A challenge of 21st century romantic life is the pursuit of relationship equality.
Life and work are demanding and while people often make daily sacrifices in the name of love, is it ever okay to miss a day of emptying the dishwasher so that you can have some time to yourself for self-care? And, when both parties have long and stressful days, what is the expectation and what is the correct plan of action?
A new study from the University of Arizona suggests that while making sacrifices in a romantic relationship is generally a positive thing, doing so on days when you are feeling especially stressed may not be beneficial.
The study, led by Casey Totenhagen, Ph.D., will be featured in an upcoming edition of the Journal of Social and Personal Relationships.
Researchers followed 164 couples, married and unmarried, whose relationships ranged in length from six months to 44 years.
Each of the 328 individuals was asked to fill out daily online surveys, over the course of seven days, indicating the daily sacrifices they made for their partner in 12 categories, such as child care, household tasks and amount of time spent with friends, among others.
They also were asked to report on the number of hassles they experienced that day and how much those hassles affected them.
The participants then ranked, on a scale of one to seven, how committed they felt to their partners, how close they felt to their partners and how satisfied they felt with their relationship that day.
In the study “sacrifice” was defined as a small change in daily routine in order to do something nice for a partner and maintain the quality of the relationship.
Investigators found that individuals who made sacrifices for their significant others generally reported feeling more committed to their partners when they performed those nice behaviors.
However, when they made sacrifices on days when they had experienced a lot of hassles, they did not feel more committed.
“On days when people were really stressed, when they were really hassled, those sacrifices weren’t really beneficial anymore, because it was just one more thing on the plate at that point,” Totenhagen said.
“If you’ve already had a really stressful day, and then you come home and you’re sacrificing for your partner, it’s just one more thing.”
“You need to be mindful of the resources that you have to do those sacrifices at the end of the day,” she added. “Maybe trying to pile on more sacrifices at the end of a really stressful day isn’t the best time.”
Surprisingly, individuals on the receiving end of a partner’s sacrifice did not report feeling more committed to their partner — perhaps because they were unaware that their partner had done anything special for them.

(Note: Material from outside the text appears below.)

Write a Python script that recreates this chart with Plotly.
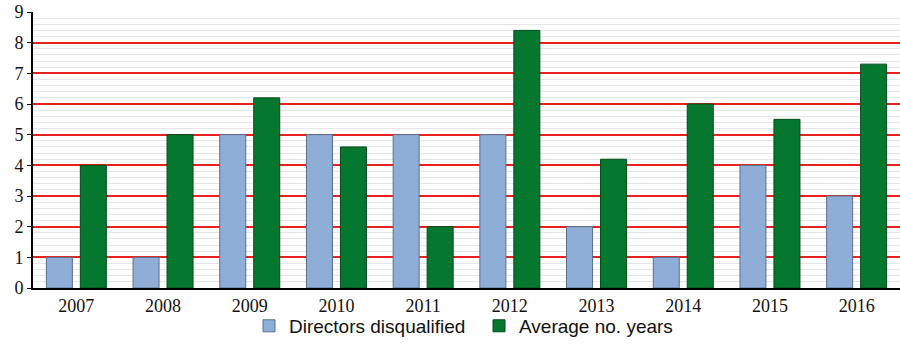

Researchers say this lack of awareness is a phenomenon that deserves additional research and attention.
Ironically, when it came to feelings of relationship satisfaction and closeness, making sacrifices for one’s partner seemed to have little bearing one way or another.
However, the daily hassles reported by an individual did affect closeness and satisfaction for both partners, regardless of which one experienced those hassles.
“We found that sacrifices did not significantly predict satisfaction and closeness, but we found that hassles played a pretty big role for those two outcomes,” Totenhagen said.
Researchers also discovered excess stress and hassle at work affected both individuals.
Those findings, Totenhagen said, support existing research suggesting people don’t typically do very well at compartmentalizing different aspects of their lives – like work and personal lives – which often results in a “spillover” effect.
“If I have a terrible day at work, I’m going to come home feeling grumpy, and probably my quality of interaction with my partner won’t be as great,” she said.
“And if my partner has a stressful day, they’re probably coming home feeling grumpy and they won’t have the energy to have positive interactions, so I still suffer from my partner’s stressful day.”
The implication, said Totenhagen, is that couples would do best to work through those daily hassles together.
“It’s really important that couples work on coping with those daily stressors as they occur, before they have a chance to build up,” she said.
“Even if I had stressful experiences that didn’t involve my partner, it can still impact my partner, so it might be beneficial for us to work on those together.”
Totenhagen’s research on romantic relationships aims to identify precipitating factors that can make a relationship good or bad.
“I want to understand what makes good relationships good and bad relationships bad, and I think that a lot of that comes in our daily interactions with our partners and how our daily lives seep into our relationships,” she said.
“I think it’s really useful, then, to try and understand not just the big things that happen in relationships but the things we can do every day to foster positivity with our partners through our everyday interactions.”